Comedy Central has canceled Detroiters, a show from SNL's Tim Robinson and Veep's Sam Richardson, after two seasons.

Richardson himself broke the news Twitter on Tuesday. The comic was candid with his fans, letting them know that he was proud of what they had done, and he was open to doing more if they found another home for the show. He also thanked his viewers for their support in the first two seasons.

"Sadly, [Detroiters] won't be picked up for a season 3 at Comedy Central," Richardson wrote. "I want to thank everyone who watched and supported the show. It was a dream to make and I'm proud that those who did see it enjoyed it. Maybe it will find a home elsewhere, who knows? But truly, thank you."

From the beginning, Detroiters suffered from low ratings despite its critical acclaim. The show was executive produced by Saturday Night Live creator Lorne Michaels and former cast member Jason Sudeikis, among many others. Sudeikis also guest starred several times.

Still, without the numbers, keeping the series going was not feasible. That broke the hearts of those who were watching, as fans came out in full force to support Robinson.

"You made something truly great. I loved it," wrote screenwriter Jeff Loveness. "Thanks so much."

"It goes down as one of my favorites, renewal or not," added screenwriter Akilah Green. "Excellent show. Well done."

"[Comedy Central] is the chump of the week for sure," added another fan, as several people began tagging streaming outlets and other networks.

Detroiters followed Richardson and Robinson as Sam Duvet and Tim Cramblin, respectively. They played two small-time advertising experts making local commercials for the Detroit area. As best friends, the two had lofty ideas for themselves and for the city of Detroit as well, though they were often forced to reckon with reality.

Detroiters boasts an incredible 94 percent on Rotten Tomatoes, with the second season currently standing at 100 percent. With the audience, the show has an 81 percent score, and the second season is currently at 90 percent. To be fair, however, all of these numbers are based on few reviews and ratings -- to the series' detriment.

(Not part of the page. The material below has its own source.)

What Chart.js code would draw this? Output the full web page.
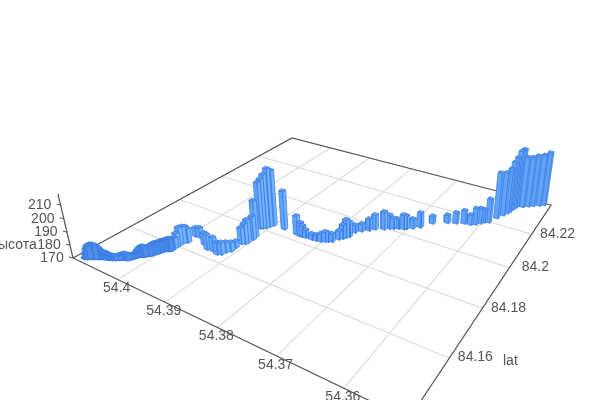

In Today's day and age, there is no telling what the future holds for Detroiters. A streaming app or other network could snap the show up if they feel they have a chance to sell its obvious appeal better than Comedy Central did. Either way, it looks like Richardson and Robinson have earned the respect and admiration of fans and other TV professionals, who will be onthe lookout for their next project.